I heard this on the radio too but practically, you’re going to have a lot of teams that have 20 games of such motivation vs. a bunch of teams that have like 1-5 games. Even if we take the percentages, I really don’t think that’s fair. OKC and the Pelicans are fighting for the 8th spot this year, and you have a few teams in the East doing the same. They could conceivably be eliminated by the last game of the season, and then how will we determine it?

Plus, this doesn’t address the issue of parity that the whole draft thing is supposed to fix. Better teams will still win more, so they will get better while the bad teams will get worse. It makes perfect sense to give bad teams better picks, this would invert that.

Two problems with this idea.

First, it gives a team incentive to tank faster so it gets out of the playoffs faster. Making it the team with the best record after being eliminated from the playoffs won’t work, as it rewards a team eliminated in its 81st game that loses its 82nd and, as a result, gets the best chance in the lottery.

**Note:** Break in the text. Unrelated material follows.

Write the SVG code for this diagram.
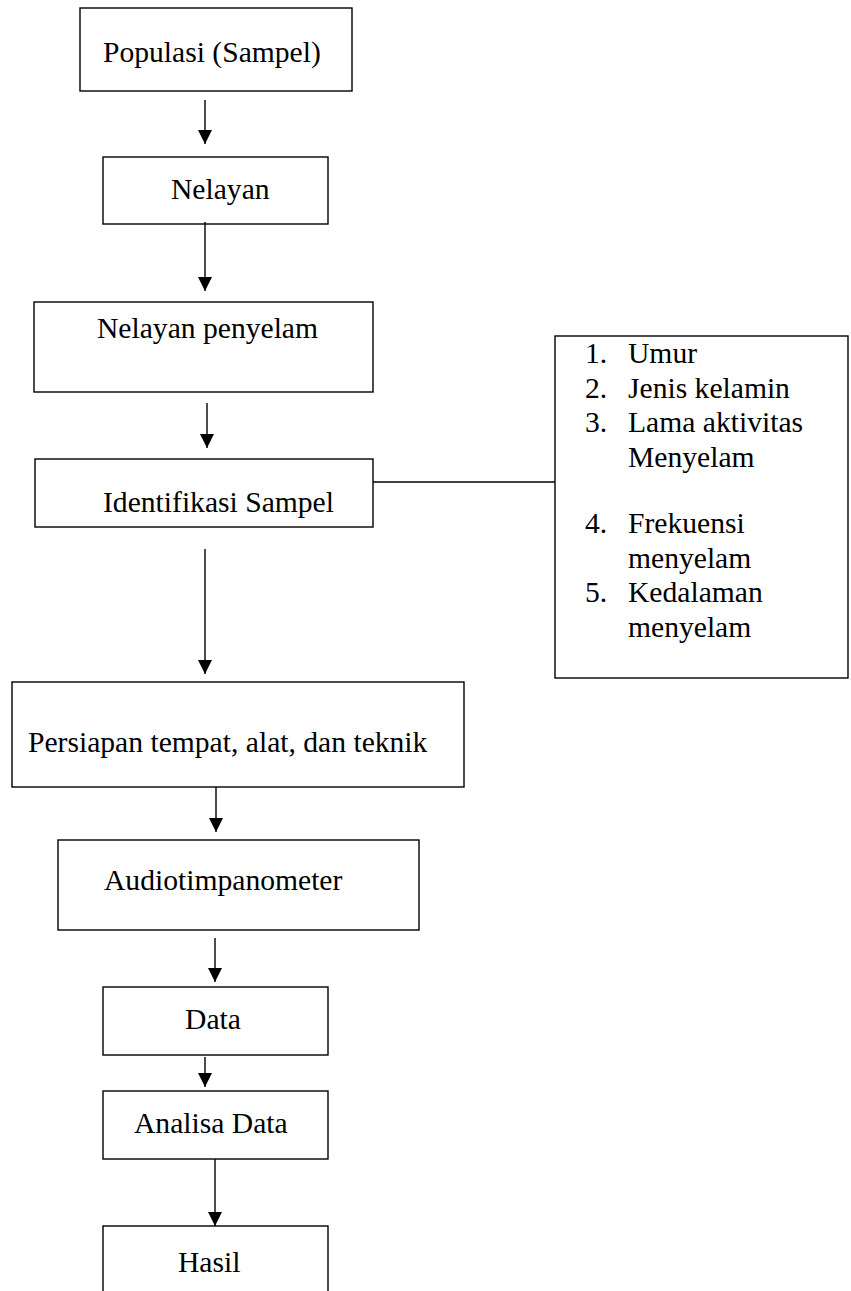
<svg xmlns="http://www.w3.org/2000/svg" width="851" height="1291" viewBox="0 0 851 1291">
<style>
.box{fill:#fff;stroke:#000;stroke-width:1.4}
.t{font-family:"Liberation Serif","Times New Roman",serif;font-size:29.6px;fill:#000}
.c{fill:none;stroke:#000;stroke-width:1.4}
</style>
<defs>
<marker id="ah" markerUnits="userSpaceOnUse" markerWidth="14" markerHeight="14" refX="14" refY="7" orient="auto">
<path d="M0,0 L14,7 L0,14 z" fill="#000"/>
</marker>
</defs>
<rect width="851" height="1291" fill="#fff"/>
<g id="n1"><rect class="box" x="80" y="8" width="272" height="83"/><text class="t" x="103" y="62">Populasi (Sampel)</text></g>
<g id="n2"><rect class="box" x="103" y="157" width="225" height="67"/><text class="t" x="171" y="199">Nelayan</text></g>
<g id="n3"><rect class="box" x="34" y="302" width="339" height="90"/><text class="t" x="97" y="338">Nelayan penyelam</text></g>
<g id="n4"><rect class="box" x="35" y="459" width="338" height="68"/><text class="t" x="103" y="512">Identifikasi Sampel</text></g>
<g id="n5"><rect class="box" x="555" y="336" width="293" height="342"/>
<text class="t" x="585" y="363">1.</text><text class="t" x="628" y="363">Umur</text>
<text class="t" x="585" y="398">2.</text><text class="t" x="628" y="398">Jenis kelamin</text>
<text class="t" x="585" y="432">3.</text><text class="t" x="628" y="432">Lama aktivitas</text>
<text class="t" x="628" y="467">Menyelam</text>
<text class="t" x="585" y="533">4.</text><text class="t" x="628" y="533">Frekuensi</text>
<text class="t" x="628" y="568">menyelam</text>
<text class="t" x="585" y="602">5.</text><text class="t" x="628" y="602">Kedalaman</text>
<text class="t" x="628" y="637">menyelam</text>
</g>
<g id="n6"><rect class="box" x="12" y="682" width="452" height="105"/><text class="t" x="28" y="752">Persiapan tempat, alat, dan teknik</text></g>
<g id="n7"><rect class="box" x="58" y="840" width="361" height="90"/><text class="t" x="104" y="890">Audiotimpanometer</text></g>
<g id="n8"><rect class="box" x="103" y="987" width="225" height="68"/><text class="t" x="213" y="1029" text-anchor="middle">Data</text></g>
<g id="n9"><rect class="box" x="103" y="1091" width="225" height="68"/><text class="t" x="134" y="1133">Analisa Data</text></g>
<g id="n10"><rect class="box" x="103" y="1226" width="225" height="80"/><text class="t" x="178" y="1272">Hasil</text></g>
<g id="connectors">
<line class="c" x1="205" y1="100" x2="205" y2="144" marker-end="url(#ah)"/>
<line class="c" x1="205" y1="222" x2="205" y2="291" marker-end="url(#ah)"/>
<line class="c" x1="207" y1="403" x2="207" y2="448" marker-end="url(#ah)"/>
<line class="c" x1="205" y1="549" x2="205" y2="674" marker-end="url(#ah)"/>
<line class="c" x1="373" y1="482" x2="555" y2="482"/>
<line class="c" x1="216" y1="787" x2="216" y2="832" marker-end="url(#ah)"/>
<line class="c" x1="215" y1="938" x2="215" y2="982" marker-end="url(#ah)"/>
<line class="c" x1="205" y1="1057" x2="205" y2="1087" marker-end="url(#ah)"/>
<line class="c" x1="215" y1="1159" x2="215" y2="1226" marker-end="url(#ah)"/>
</g>
</svg>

Second, it rewards a team for having a weak schedule at the end of the season.

If anything needs to be changed - and I don’t think that it does - the teams at the bottom should be closer together in terms of their selection chances, but there still needs to be a sufficient gap between then and the teams that just miss the playoffs.

The problem then becomes teams tanking to get in the bottom tier instead of the top tier.

I like the idea of rewarding wins after entering the lottery, though truly bad teams simply don’t get many wins, even when they try.

Maybe have a rolling lottery, where the 5 worst teams get a chance for the #1 pick, then add team #6 for the 2nd pick, team 7 for the 3rd pick, etc. that way, a fairly good team can’t get the top picks, but can move up the board from their natural position. You can also have default picks, like the worst team must win the 5th pick if they are still on the board.

I think the idea of using multiple yes of records for seeding makes sense, but the reality is that you need to fix the competitive balance at the same time, or else you aren’t sufficiently changing the incentives. The fact is that the predominating wisdom is that you need at lest two superstars (or multiple stars and some luck) to win a chanpionship, and there aren’t that many to go around. This thinking means teams w/o a star see tanking for a star as a more viable alternative to free agency or building a fundamentally sound team with slightly lesser players. I think one way to combat this would be to get rid of the max salary for individual players. That way, few teams could sign more than one or two marquee players, and role players salaries would be more in line with market prices. By keeping the market for players like Lebron James attifically low, it incentivizes star players to play on a handful of teams.

David Stern fixed the '85 draft and has destroyed the integrity of the game.

Remember the Tim Donaghy scandal? Where he admitted that NBA refs fix games by selectively calling fouls to influence point spreads?

Remember how David Stern actively sought to correct the problem, by sweeping it under the rug and laughably suggesting Donaghy was the only official to ever do it?

I’m damn f***ing tired of commissioners exerting excessive power and ruining the credibility of their sports. Your solution of giving more power to the NBA commissioner, is garbage.